What’s the next major challenge for graphics technology?
The next big frontier in graphics technology is achieving flawless real-time path tracing. This involves perfecting all possible effects under every conceivable condition, representing a significant leap in the realism and visual fidelity of real-time graphics.
Thanks to continuous advancements in RTX GPUs, which are becoming increasingly powerful, coupled with software innovations like DLSS 3.5, this path-traced reality is becoming more tangible. Games such as Alan Wake 2 and Cyberpunk 2077: Ultimate Edition serve as prime examples of the direction in which we’re headed, indicating an even more exciting future for graphics technology.
What are your tips for developers who are just starting to add real-time ray tracing to their development pipeline?

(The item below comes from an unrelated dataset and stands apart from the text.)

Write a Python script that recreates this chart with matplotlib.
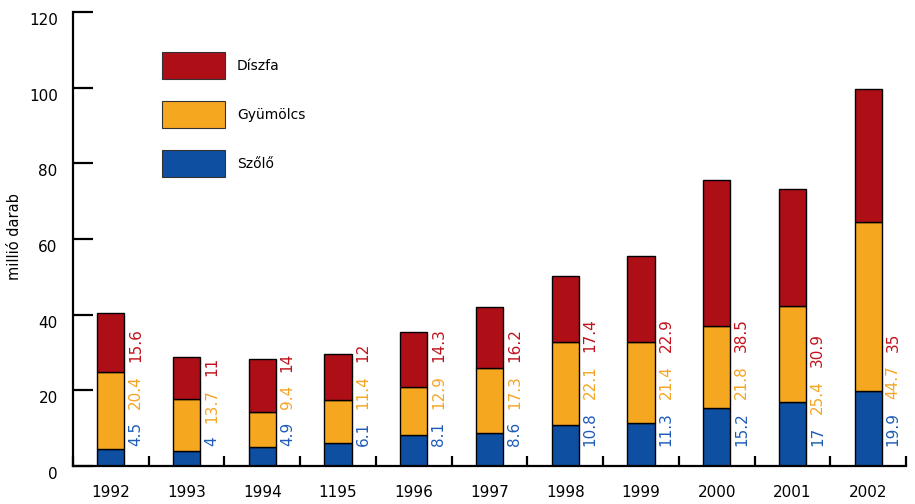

For developers starting with real-time ray tracing, I’d advise focusing on how it can enhance the overall gaming experience. Ray tracing opens new possibilities that weren’t possible before. However, simply turning on RTX won’t unlock its full potential. Consider how ray-traced shadows, reflections, and global illumination can be strategically used. Thoughtful art direction, aligned with these capabilities, can significantly elevate your game’s visual impact.